「人の役に立ちたいと思って、髪を伸ばし始めた」。そう語る鷺沼小4年の藏本将也さんは、6月15日に2年半伸ばし続けた髪を切り、目標だったヘアドネーションを行った。
ヘアドネーションは病気等で頭髪に悩みがある人のために髪を寄付する取り組み。寄付された髪でウィッグを製作し、必要な人へ無償提供する。
将也さんは、中1の姉がこれまで3回ヘアドネーションに取り組んでいたことで興味を持った。姉の姿に「自分もやろう」と、小2から髪を伸ばし始めた。
伸ばすことに迷いはなかった。それでも髪が長くなると、学校では「女子みたいな人がいる」「あれ?なんで髪長いの?」と言われることも。それらの言葉に将也さんは「ドキドキした」というが、聞かれる度にヘアドネーションや伸ばしている理由について、説明をしていった。
容姿だけの判断で女の子と間違われることもよくあった。そんな反応にも笑えるようになった。母・しづ子さんは「『今日は何回女の子に間違われるかな』と逆手にとるようにもなって。何を言われても動じなくなった」と息子の変化を語る。
将也さん自身も、髪を伸ばし続けたことで「だんだん強くなったと思う」と話す。当初は苦戦していた、ヘアブラシでとかすことも、ひとつに結うことも、慣れた手つきでできるようになった。長髪姿もポジティブに捉えており、戦国武将、特に徳川家康が好きなことから、「家康みたいになれて楽しかった」と笑顔。
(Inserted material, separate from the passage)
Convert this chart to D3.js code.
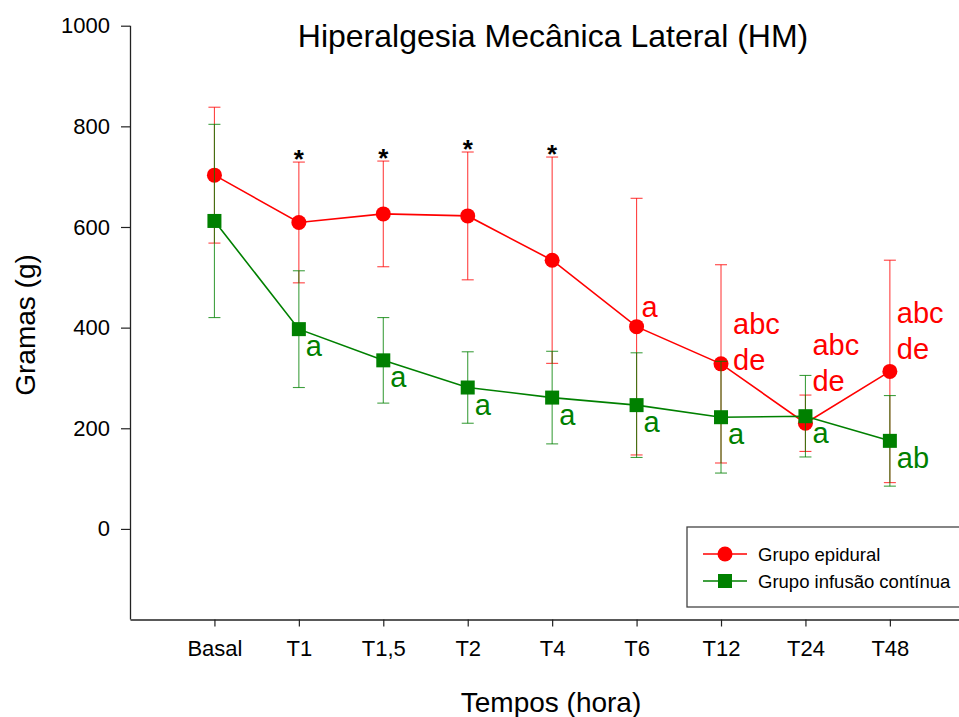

カット前日。長さは40cm以上になった。「長くて邪魔だなーと思ったこともいっぱいあったけれど、頑張って伸ばしてきた。切ることにもワクワク」と心境を語った。
◇ ◇
ヘアカットは宮前平の美容室「アルコバレーノ」で行われた。将也さんの髪は美容師によって束に分けられ、切り出された。鏡越しに、久しぶりに髪が短くなった姿を見た将也さんは「全然ちがう!」と驚きの声。その後きれいに整えられると、「頭が軽くなって変な感じ」とつぶやいた。切り出された髪は、同店からウィッグ製作の工場に送られるという。
生活の変化もあり、しばらく髪は伸ばさないつもりだ。一つの目標を達成し、「(製作されるウィッグが)誰かに使ってもらえて貢献できたら」。将也さんはすっきりとした表情で語った。